PROBLEM TO WORK ON
Will you write out the data exactly, excluding every picture?

SOURCE DATA
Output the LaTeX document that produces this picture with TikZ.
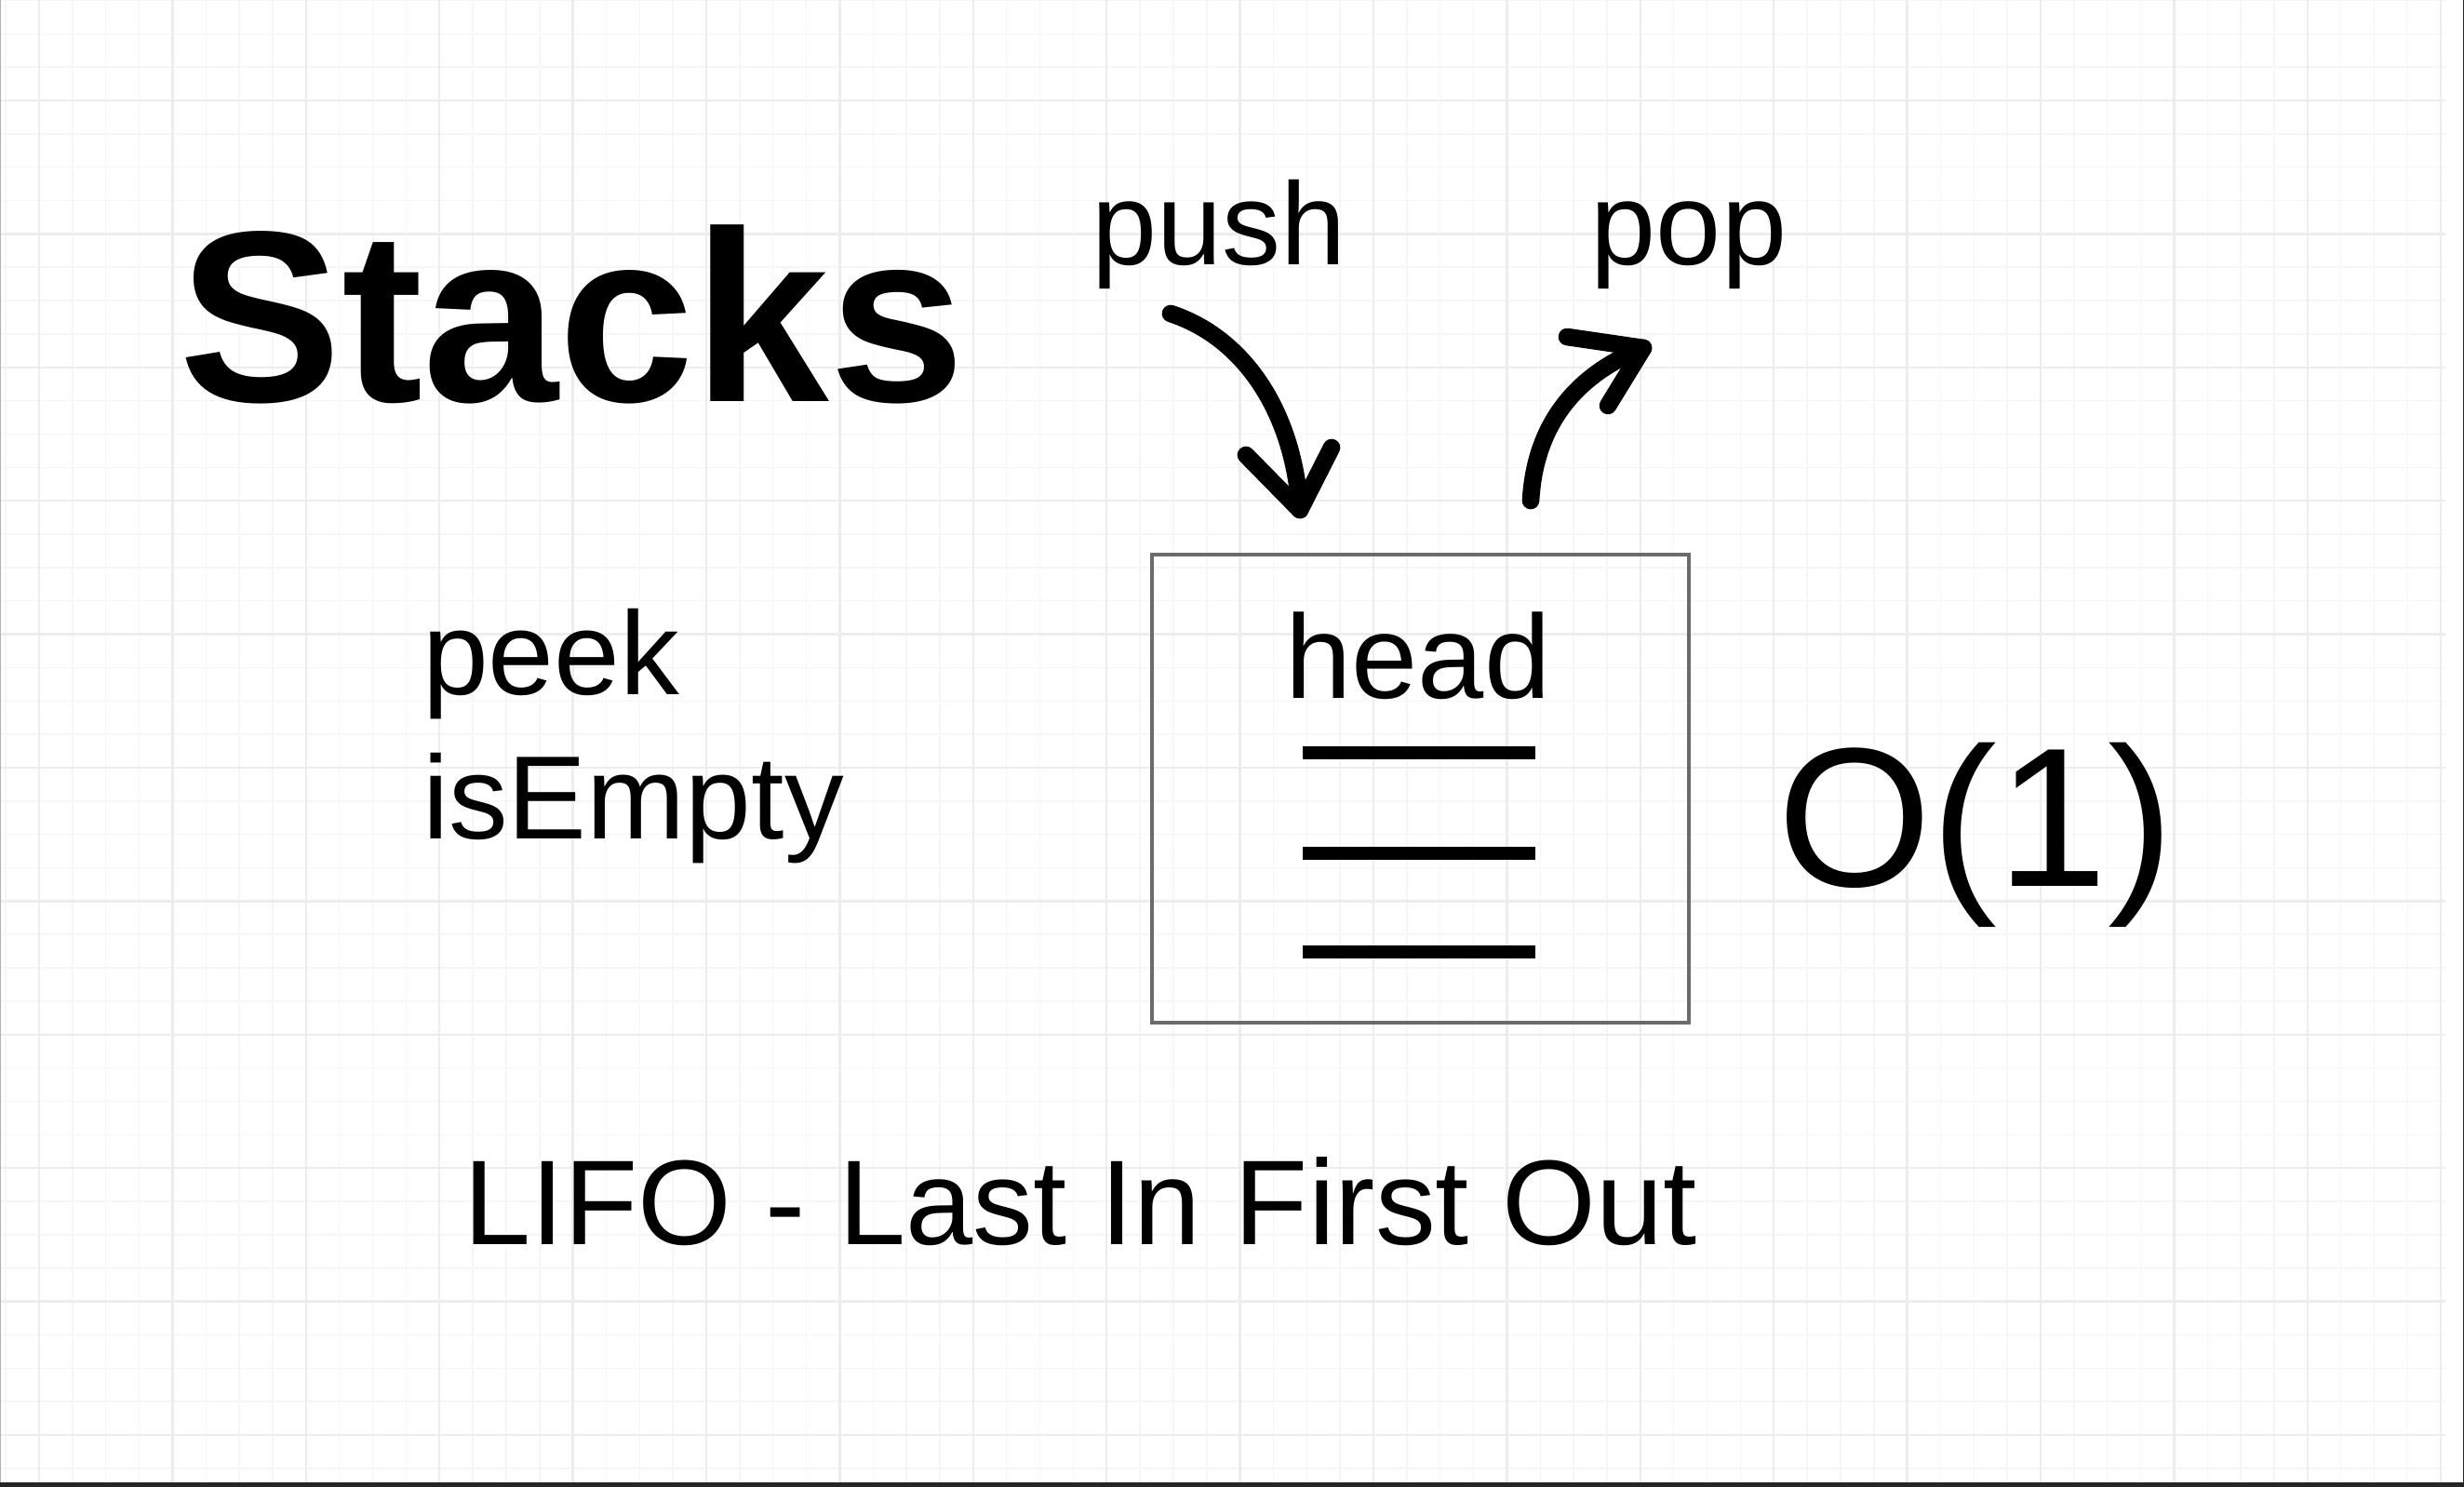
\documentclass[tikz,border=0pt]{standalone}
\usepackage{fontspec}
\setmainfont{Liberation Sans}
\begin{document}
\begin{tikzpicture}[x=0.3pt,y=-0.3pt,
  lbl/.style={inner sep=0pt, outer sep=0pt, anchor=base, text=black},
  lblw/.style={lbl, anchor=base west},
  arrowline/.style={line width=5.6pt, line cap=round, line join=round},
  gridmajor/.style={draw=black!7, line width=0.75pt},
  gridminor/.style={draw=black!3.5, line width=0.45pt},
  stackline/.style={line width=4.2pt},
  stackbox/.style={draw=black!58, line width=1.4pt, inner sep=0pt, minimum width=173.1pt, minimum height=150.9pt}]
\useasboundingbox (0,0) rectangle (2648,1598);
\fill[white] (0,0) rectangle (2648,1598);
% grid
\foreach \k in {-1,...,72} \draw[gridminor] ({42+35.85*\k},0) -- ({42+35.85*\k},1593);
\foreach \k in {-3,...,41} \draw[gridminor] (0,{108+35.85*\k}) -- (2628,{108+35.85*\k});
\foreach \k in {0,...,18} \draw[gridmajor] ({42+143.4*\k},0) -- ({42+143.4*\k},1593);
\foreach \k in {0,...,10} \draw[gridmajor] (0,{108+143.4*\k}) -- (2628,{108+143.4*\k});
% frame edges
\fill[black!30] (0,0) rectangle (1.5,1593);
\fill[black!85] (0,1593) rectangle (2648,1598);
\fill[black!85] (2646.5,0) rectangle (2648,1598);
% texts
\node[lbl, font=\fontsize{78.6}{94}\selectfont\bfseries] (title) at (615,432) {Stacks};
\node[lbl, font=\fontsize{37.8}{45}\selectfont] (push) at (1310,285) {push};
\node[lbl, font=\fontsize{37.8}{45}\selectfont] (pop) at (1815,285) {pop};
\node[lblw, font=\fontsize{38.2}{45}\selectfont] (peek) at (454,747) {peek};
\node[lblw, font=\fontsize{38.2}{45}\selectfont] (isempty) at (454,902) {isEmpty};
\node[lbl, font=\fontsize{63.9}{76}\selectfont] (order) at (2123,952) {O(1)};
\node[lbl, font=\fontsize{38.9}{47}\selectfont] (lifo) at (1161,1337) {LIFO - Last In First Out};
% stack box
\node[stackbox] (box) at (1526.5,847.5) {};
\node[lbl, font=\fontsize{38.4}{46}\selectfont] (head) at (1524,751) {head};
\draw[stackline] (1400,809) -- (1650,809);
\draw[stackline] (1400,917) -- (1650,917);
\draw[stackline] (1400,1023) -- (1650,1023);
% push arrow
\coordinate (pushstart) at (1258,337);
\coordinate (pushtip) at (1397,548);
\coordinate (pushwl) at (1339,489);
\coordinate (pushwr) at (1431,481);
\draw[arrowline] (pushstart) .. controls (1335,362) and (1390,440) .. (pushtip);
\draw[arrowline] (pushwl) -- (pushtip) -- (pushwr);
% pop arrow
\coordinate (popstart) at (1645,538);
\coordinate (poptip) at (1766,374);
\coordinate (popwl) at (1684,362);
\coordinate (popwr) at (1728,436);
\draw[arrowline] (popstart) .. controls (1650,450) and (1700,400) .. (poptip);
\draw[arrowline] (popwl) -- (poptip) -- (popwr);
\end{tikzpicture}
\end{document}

FINAL RESULT
Output the LaTeX document that produces this picture with TikZ.
\documentclass[tikz,border=0pt]{standalone}
\usepackage{fontspec}
\setmainfont{Liberation Sans}
\begin{document}
\begin{tikzpicture}[x=0.3pt,y=-0.3pt,
  lbl/.style={inner sep=0pt, outer sep=0pt, anchor=base, text=black},
  lblw/.style={lbl, anchor=base west},
  arrowline/.style={line width=5.6pt, line cap=round, line join=round},
  gridmajor/.style={draw=black!7, line width=0.75pt},
  gridminor/.style={draw=black!3.5, line width=0.45pt},
  stackline/.style={line width=4.2pt},
  stackbox/.style={draw=black!58, line width=1.4pt, inner sep=0pt, minimum width=173.1pt, minimum height=150.9pt}]
\useasboundingbox (0,0) rectangle (2648,1598);
\fill[white] (0,0) rectangle (2648,1598);
% grid
\foreach \k in {-1,...,72} \draw[gridminor] ({42+35.85*\k},0) -- ({42+35.85*\k},1593);
\foreach \k in {-3,...,41} \draw[gridminor] (0,{108+35.85*\k}) -- (2628,{108+35.85*\k});
\foreach \k in {0,...,18} \draw[gridmajor] ({42+143.4*\k},0) -- ({42+143.4*\k},1593);
\foreach \k in {0,...,10} \draw[gridmajor] (0,{108+143.4*\k}) -- (2628,{108+143.4*\k});
% frame edges
\fill[black!30] (0,0) rectangle (1.5,1593);
\fill[black!85] (0,1593) rectangle (2648,1598);
\fill[black!85] (2646.5,0) rectangle (2648,1598);
% texts
\node[lbl, font=\fontsize{78.6}{94}\selectfont\bfseries] (title) at (615,432) {Stacks};
\node[lbl, font=\fontsize{37.8}{45}\selectfont] (push) at (1310,285) {push};
\node[lbl, font=\fontsize{37.8}{45}\selectfont] (pop) at (1815,285) {pop};
\node[lblw, font=\fontsize{38.2}{45}\selectfont] (peek) at (454,747) {peek};
\node[lblw, font=\fontsize{38.2}{45}\selectfont] (isempty) at (454,902) {isEmpty};
\node[lbl, font=\fontsize{63.9}{76}\selectfont] (order) at (2123,952) {O(1)};
\node[lbl, font=\fontsize{38.9}{47}\selectfont] (lifo) at (1161,1337) {LIFO - Last In First Out};
% stack box
\node[stackbox] (box) at (1526.5,847.5) {};
\node[lbl, font=\fontsize{38.4}{46}\selectfont] (head) at (1524,751) {head};
\draw[stackline] (1400,809) -- (1650,809);
\draw[stackline] (1400,917) -- (1650,917);
\draw[stackline] (1400,1023) -- (1650,1023);
% push arrow
\coordinate (pushstart) at (1258,337);
\coordinate (pushtip) at (1397,548);
\coordinate (pushwl) at (1339,489);
\coordinate (pushwr) at (1431,481);
\draw[arrowline] (pushstart) .. controls (1335,362) and (1390,440) .. (pushtip);
\draw[arrowline] (pushwl) -- (pushtip) -- (pushwr);
% pop arrow
\coordinate (popstart) at (1645,538);
\coordinate (poptip) at (1766,374);
\coordinate (popwl) at (1684,362);
\coordinate (popwr) at (1728,436);
\draw[arrowline] (popstart) .. controls (1650,450) and (1700,400) .. (poptip);
\draw[arrowline] (popwl) -- (poptip) -- (popwr);
\end{tikzpicture}
\end{document}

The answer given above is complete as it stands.